The International Court of Justice has formally declared that Israel’s actions in Gaza meet the threshold for genocide – a historic indictment. Yet nothing has changed. The UN Secretary-General has said, in uncharacteristically blunt language, “We are witnessing a war on children.” The International Criminal Court has issued arrest warrants for Israeli Prime Minister Benjamin Netanyahu and his Defense Minister, accusing them of “extermination, starvation as a method of warfare, and persecution.”

Still, Israel’s campaign goes on, funded and armed by the same nations that once lectured the world about rules and restraint.

Silencing of witnesses

If the world still struggles to comprehend the full scale of Gaza’s destruction, it’s because the witnesses have been systematically erased.

According to the Committee to Protect Journalists, more than 223 journalists have been killed in Gaza – the highest toll of media workers in any conflict this century. Reporters in marked press vests, camera crews, and entire news bureaus were wiped out. Their press vests did not protect them; they made them easier to find.

Foreign reporters have been banned from entering Gaza. Internet and phone services are routinely cut during major military operations. Drone strikes have hit marked press vehicles. Al Jazeera’s offices were bombed. The message is clear: If you show the world what’s happening, you won’t live to file your story.

This chokehold on truth is what allows governments to maintain the illusion of moral neutrality. Without pictures, the suffering is easier to debate. Without reporters, atrocities become “claims.” The deliberate destruction of Gaza’s storytellers is not collateral damage; it is strategy. It ensures that the world’s conscience remains comfortably underinformed.

Politics of hypocrisy

Through it all, the United States has continued to play benefactor and bystander in equal measure. In the past 24 months, Washington has supplied Israel with billions in military aid, precision bombs, artillery shells, and diplomatic cover at the United Nations. Every ceasefire resolution that carried the word “binding” was vetoed. Every condemnation was softened to “concern.”

The proposed Israel-Palestine peace deal promises a ceasefire and reconstruction under international supervision, with US President Donald Trump himself reportedly offering to oversee “peace governance.”

The irony writes itself – a man who recognised Jerusalem as Israel’s capital, whose administration greenlit unprecedented military aid to the Israeli Defense Forces – now positioned as the arbiter of balance. No Palestinian voice was consulted in drafting these terms. No guarantee has been offered if Israel chooses to violate them.

Now, with an election season looming and Trump’s shadow re-emerging, the White House has embraced this ‘peace initiative’ – a plan drafted by those who bear direct responsibility for the carnage. It is sold as pragmatism, but it reeks of political convenience. It offers reconstruction without justice, autonomy without sovereignty, peace without dignity.

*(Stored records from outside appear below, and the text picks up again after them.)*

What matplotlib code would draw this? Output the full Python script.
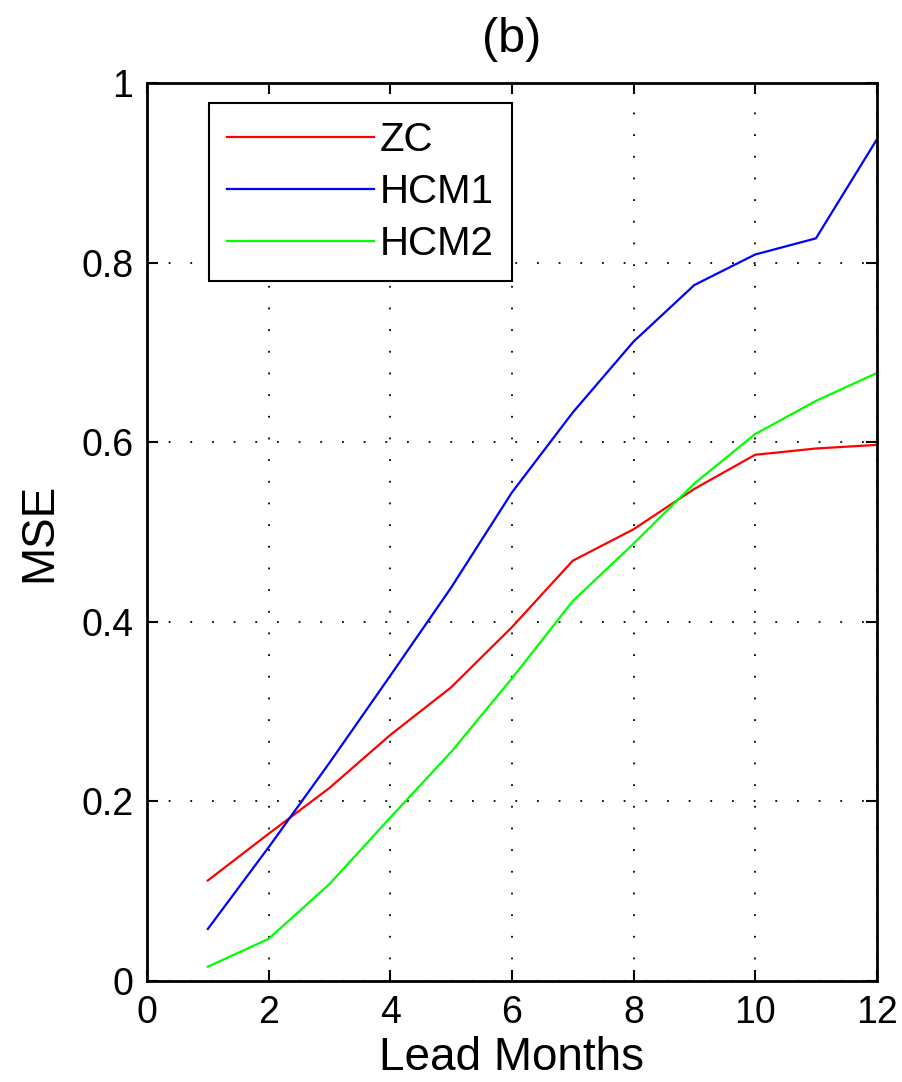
import numpy as np
import matplotlib
matplotlib.use('Agg')
import matplotlib.pyplot as plt

plt.rcParams['font.family'] = ['Liberation Sans', 'DejaVu Sans']

lead_months = [1, 2, 3, 4, 5, 6, 7, 8, 9, 10, 11, 12]
mse_zc = [0.112, 0.164, 0.215, 0.274, 0.327, 0.394, 0.468, 0.503, 0.548, 0.586, 0.593, 0.597]
mse_hcm1 = [0.058, 0.149, 0.243, 0.340, 0.438, 0.544, 0.633, 0.712, 0.775, 0.809, 0.827, 0.937]
mse_hcm2 = [0.016, 0.047, 0.108, 0.182, 0.255, 0.337, 0.423, 0.487, 0.554, 0.609, 0.646, 0.677]

fig = plt.figure(figsize=(9.02, 10.82), dpi=100)
ax = fig.add_axes([0.163, 0.0933, 0.809, 0.830])

ax.plot(lead_months, mse_zc, color='#ff0000', linewidth=1.6, label='ZC')
ax.plot(lead_months, mse_hcm1, color='#0000ff', linewidth=1.6, label='HCM1')
ax.plot(lead_months, mse_hcm2, color='#00ff00', linewidth=1.6, label='HCM2')

ax.set_xlim(0, 12)
ax.set_ylim(0, 1)
ax.set_xticks(np.arange(0, 13, 2))
ax.set_yticks([0, 0.2, 0.4, 0.6, 0.8, 1])
ax.set_yticklabels(['0', '0.2', '0.4', '0.6', '0.8', '1'])
ax.tick_params(direction='in', length=8, width=1.5, labelsize=27,
               top=True, right=True, pad=10)
ax.grid(True, color='black', linestyle=(0, (1, 11)), linewidth=1.3)
for s in ax.spines.values():
    s.set_linewidth(2)

ax.set_xlabel('Lead Months', fontsize=33, labelpad=4)
ax.set_ylabel('MSE', fontsize=33, labelpad=14)
ax.set_title('(b)', fontsize=35, pad=22)

leg = ax.legend(loc='upper left', bbox_to_anchor=(0.085, 0.978), fontsize=29,
                handlelength=3.65, handletextpad=0.15, fancybox=False,
                edgecolor='black', framealpha=1, borderpad=0.45,
                labelspacing=0.35, borderaxespad=0)
leg.get_frame().set_linewidth(1.5)

fig.savefig('out.png', dpi=100)
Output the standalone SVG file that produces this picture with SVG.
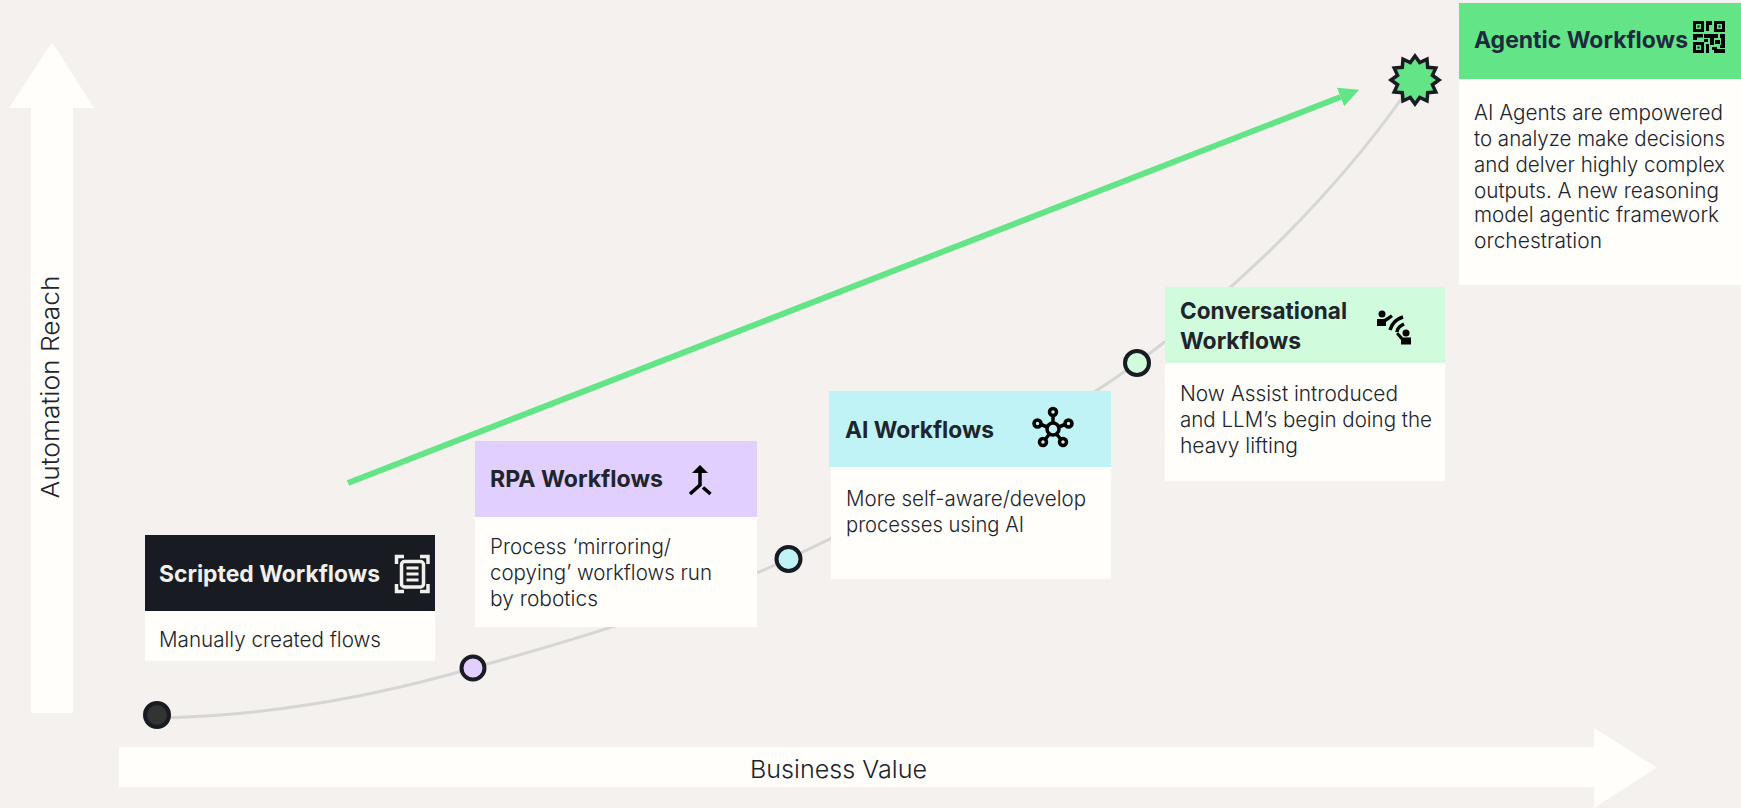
<svg xmlns="http://www.w3.org/2000/svg" width="1741" height="808" viewBox="0 0 1741 808">
<style>
text{font-family:Inter,"Liberation Sans",sans-serif;fill:#20242c}
.t{font-size:23.500px;font-weight:650}
.b{font-size:21px;font-weight:350}
.ax{font-size:24.500px;font-weight:350}
.body{fill:#fffefb}
.dot{stroke:#181c22;stroke-width:4}
.ic{fill:none;stroke:#000;stroke-width:3.5}
</style>
<defs>
<marker id="ah" markerUnits="userSpaceOnUse" markerWidth="22" markerHeight="22" refX="0" refY="10" orient="auto"><path d="M0,0L20,10L0,20Z" fill="#63e587"/></marker>
</defs>
<rect width="1741" height="808" fill="#f4f1ef"/>
<g id="axes">
<path id="axis-y" class="body" d="M52,42L94,108H73V713H31V108H9Z"/>
<path id="axis-x" class="body" d="M119,747H1594V728L1657,767.5L1594,808V787H119Z"/>
<text class="ax" x="750" y="778" textLength="177" lengthAdjust="spacingAndGlyphs">Business Value</text>
<text class="ax" transform="translate(59,498.500) rotate(-90)" textLength="223" lengthAdjust="spacingAndGlyphs">Automation Reach</text>
</g>
<g id="connectors">
<path d="M157,718C270,716 380,695 473,668C585,637 690,605 788,559C920,497 1040,432 1137,363C1250,280 1340,185 1402,98" fill="none" stroke="#d6d6d4" stroke-width="3"/>
<line x1="348" y1="483" x2="1340.500" y2="97" stroke="#63e587" stroke-width="6" marker-end="url(#ah)"/>
</g>
<g id="dot-scripted"><circle class="dot" cx="157" cy="715" r="12" fill="#333"/></g>
<g id="dot-rpa"><circle class="dot" cx="473" cy="668" r="11.500" fill="#e0cfff"/></g>
<g id="dot-ai"><circle class="dot" cx="788.500" cy="559" r="12" fill="#c0f3f5"/></g>
<g id="dot-conv"><circle class="dot" cx="1137" cy="363" r="12" fill="#d0fcdd"/></g>
<g id="dot-agentic"><polygon points="1415,56 1419.700,62.600 1427,59.200 1427.700,67.300 1435.800,68 1432.400,75.300 1439,80 1432.400,84.700 1435.800,92 1427.700,92.700 1427,100.800 1419.700,97.400 1415,104 1410.300,97.400 1403,100.800 1402.300,92.700 1394.200,92 1397.600,84.700 1391,80 1397.600,75.300 1394.200,68 1402.300,67.300 1403,59.200 1410.300,62.600" fill="#63e587" stroke="#181c22" stroke-width="3.500"/></g>

<g id="node-scripted">
<rect class="body" x="145" y="611" width="290" height="50"/>
<rect x="145" y="535" width="290" height="76" fill="#181c22"/>
<text class="t" x="159" y="582" textLength="221" lengthAdjust="spacingAndGlyphs" style="fill:#f2f0ec">Scripted Workflows</text>
<text class="b" x="159" y="647" textLength="222" lengthAdjust="spacingAndGlyphs">Manually created flows</text>
<g fill="none" stroke="#f2f0ec" stroke-width="3.500">
<path d="M396.500,564V556.500H404M420,556.500H428V564M428,584V591.500H420M404,591.500H396.500V584"/>
<rect x="401.500" y="561.500" width="22" height="25.500" rx="3"/>
<path d="M406.500,568H418.500M406.500,574H418.500M406.500,580H418.500" stroke-width="3"/>
</g>
</g>

<g id="node-rpa">
<rect class="body" x="475" y="517" width="282" height="110"/>
<rect x="475" y="441" width="282" height="76" fill="#e0cfff"/>
<text class="t" x="490" y="487" textLength="173" lengthAdjust="spacingAndGlyphs">RPA Workflows</text>
<text class="b" x="490" y="554" textLength="181" lengthAdjust="spacingAndGlyphs">Process ‘mirroring/</text>
<text class="b" x="490" y="580" textLength="222" lengthAdjust="spacingAndGlyphs">copying’ workflows run</text>
<text class="b" x="490" y="606" textLength="108" lengthAdjust="spacingAndGlyphs">by robotics</text>
<path d="M700,465L708,473H692Z" fill="#000"/>
<path class="ic" d="M700,471V485L690,494M703,487.500L710.500,494"/>
</g>

<g id="node-ai">
<rect class="body" x="831" y="467" width="280" height="112"/>
<rect x="829" y="391" width="282" height="76" fill="#c0f3f5"/>
<text class="t" x="845" y="438" textLength="149" lengthAdjust="spacingAndGlyphs">AI Workflows</text>
<text class="b" x="846" y="506" textLength="240" lengthAdjust="spacingAndGlyphs">More self-aware/develop</text>
<text class="b" x="846" y="532" textLength="178" lengthAdjust="spacingAndGlyphs">processes using AI</text>
<g class="ic">
<circle cx="1053" cy="429" r="6"/>
<circle cx="1053" cy="412" r="3.500"/><circle cx="1037.500" cy="423.500" r="3.500"/><circle cx="1068.500" cy="423.500" r="3.500"/><circle cx="1043" cy="442" r="3.500"/><circle cx="1063" cy="442" r="3.500"/>
<path d="M1053,415.500V423M1041,424.500L1047.500,427M1065,424.500L1058.500,427M1045.500,439L1049.500,434M1060.500,439L1056.500,434"/>
</g>
</g>

<g id="node-conversational">
<rect class="body" x="1165" y="363" width="280" height="118"/>
<rect x="1165" y="287" width="280" height="76" fill="#d0fcdd"/>
<text class="t" x="1180" y="319" textLength="167" lengthAdjust="spacingAndGlyphs">Conversational</text>
<text class="t" x="1180" y="349" textLength="121" lengthAdjust="spacingAndGlyphs">Workflows</text>
<text class="b" x="1180" y="401" textLength="218" lengthAdjust="spacingAndGlyphs">Now Assist introduced</text>
<text class="b" x="1180" y="427" textLength="252" lengthAdjust="spacingAndGlyphs">and LLM’s begin doing the</text>
<text class="b" x="1180" y="453" textLength="118" lengthAdjust="spacingAndGlyphs">heavy lifting</text>
<circle cx="1382" cy="314" r="3.500"/>
<path d="M1377,319H1384L1391,314.500L1393,317L1386,322V326H1377Z"/>
<circle cx="1406" cy="333" r="3.500"/>
<path d="M1398,332L1403,337.500H1411V344.500H1401V340L1396,334Z"/>
<path class="ic" d="M1403,317C1396,319 1392,323 1390,330M1404,324C1400,326 1397,329 1397,332" stroke-width="3"/>
</g>

<g id="node-agentic">
<rect class="body" x="1459" y="3" width="282" height="282"/>
<rect x="1459" y="3" width="282" height="76" fill="#63e587"/>
<text class="t" x="1474" y="48" textLength="214" lengthAdjust="spacingAndGlyphs" style="fill:#1f2a3e">Agentic Workflows</text>
<text class="b" x="1474" y="120" textLength="249" lengthAdjust="spacingAndGlyphs">AI Agents are empowered</text>
<text class="b" x="1474" y="146" textLength="251" lengthAdjust="spacingAndGlyphs">to analyze make decisions</text>
<text class="b" x="1474" y="172" textLength="251" lengthAdjust="spacingAndGlyphs">and delver highly complex</text>
<text class="b" x="1474" y="198" textLength="245" lengthAdjust="spacingAndGlyphs">outputs. A new reasoning</text>
<text class="b" x="1474" y="222" textLength="245" lengthAdjust="spacingAndGlyphs">model agentic framework</text>
<text class="b" x="1474" y="248" textLength="128" lengthAdjust="spacingAndGlyphs">orchestration</text>
<path fill-rule="evenodd" d="M1693,21H1704V32H1693ZM1696,24V29H1701V24ZM1714,21H1725V32H1714ZM1717,24V29H1722V24ZM1693,42H1704V53H1693ZM1696,45V50H1701V45Z"/>
<path d="M1697.500,25.500H1699.500V27.500H1697.500ZM1718.500,25.500H1720.500V27.500H1718.500ZM1697.500,46.500H1699.500V48.500H1697.500ZM1706,21H1712V25H1709V31H1706ZM1693,34H1703V37.500H1697V40H1693ZM1704,34H1718V38H1714V45H1710V38H1704ZM1720,34H1725V45H1721V38H1720ZM1704,39H1708V42H1704ZM1715,40H1720V44H1715ZM1706,44H1709V53H1706ZM1712,47H1717V49H1725V53H1714V50H1712ZM1720,45H1725V48H1720Z"/>
</g>
</svg>
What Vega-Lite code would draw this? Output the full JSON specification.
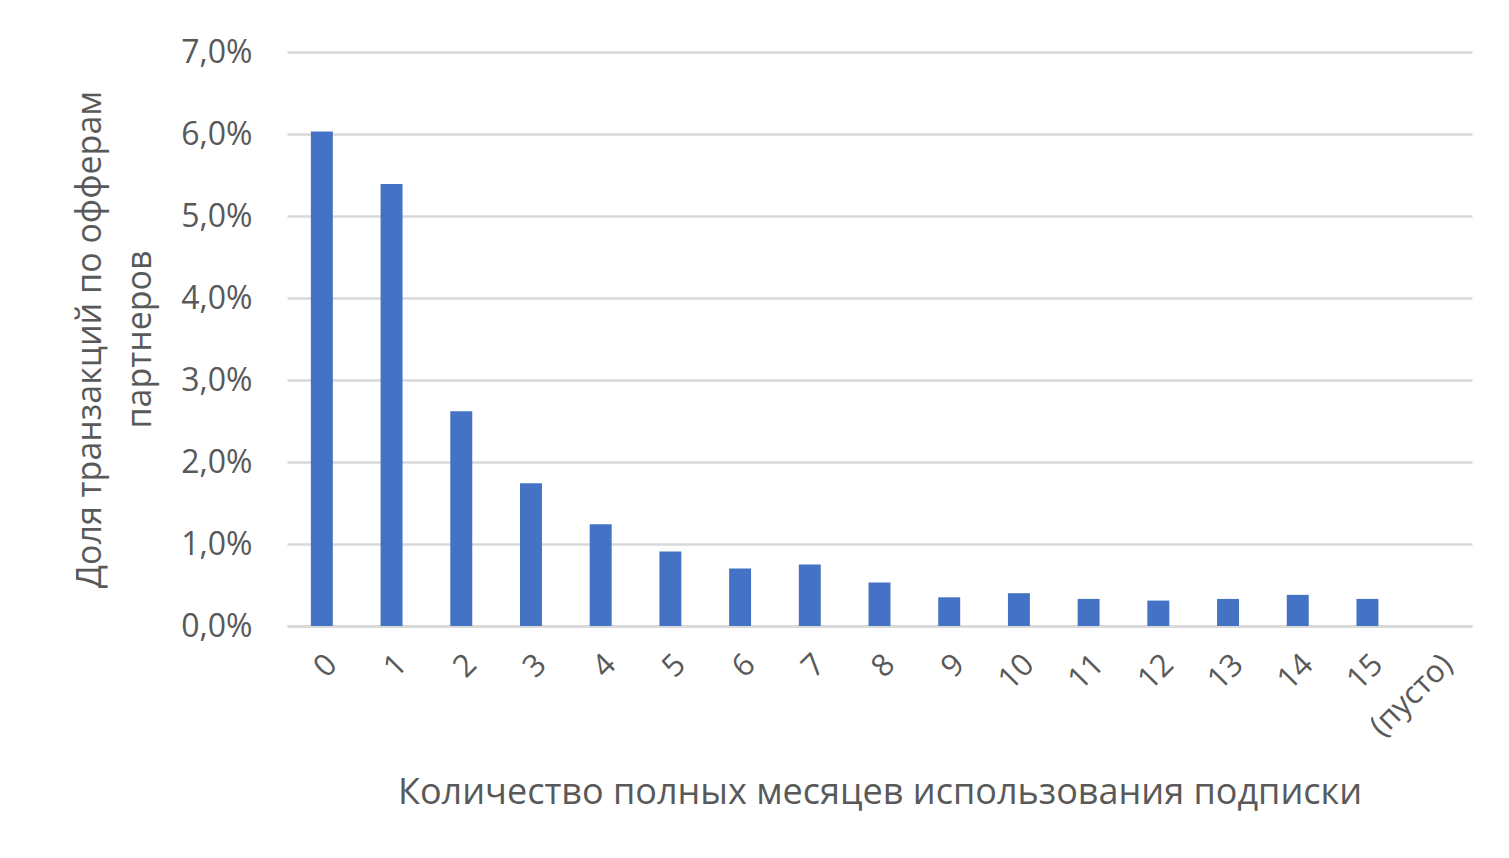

Even Trump’s “express demand” for Israel to halt bombings was ignored. The airstrikes continued, unbothered, as if to remind the world who truly calls the shots. Netanyahu’s cabinet has since refused to formally accept the deal’s terms, declaring them “contrary to Israel’s security needs.” In other words, even this colonial script, written by allies, was not subservient enough.

End of pretenses

A colleague I was speaking to the other day said he feels guilty every time he scrolls past Gaza’s pictures – the starving children, the white shrouds, the eyes that haunt your feed – but he still scrolls. “Nothing changes,” he said, “You have to look away sometimes, just to stay sane.” 

He and I have never agreed more. Empathy, in this era, comes with burnout.

A flotilla did sail with Greta Thunberg aboard, a 22-year-old still stubborn enough to believe in doing the right thing when adults have perfected the art of looking away. But even she knows this is not about a single act of courage. It’s about a system that pretends to care. A world that chants “never again” while watching “again” unfold in real time.

Thunberg is no savior, and she doesn’t pretend to be one. But in her quiet persistence, there’s a reminder of what moral clarity looks like. It shouldn’t require a Swedish activist barely out of her teens to stand in for the conscience of the world – and yet, here we are.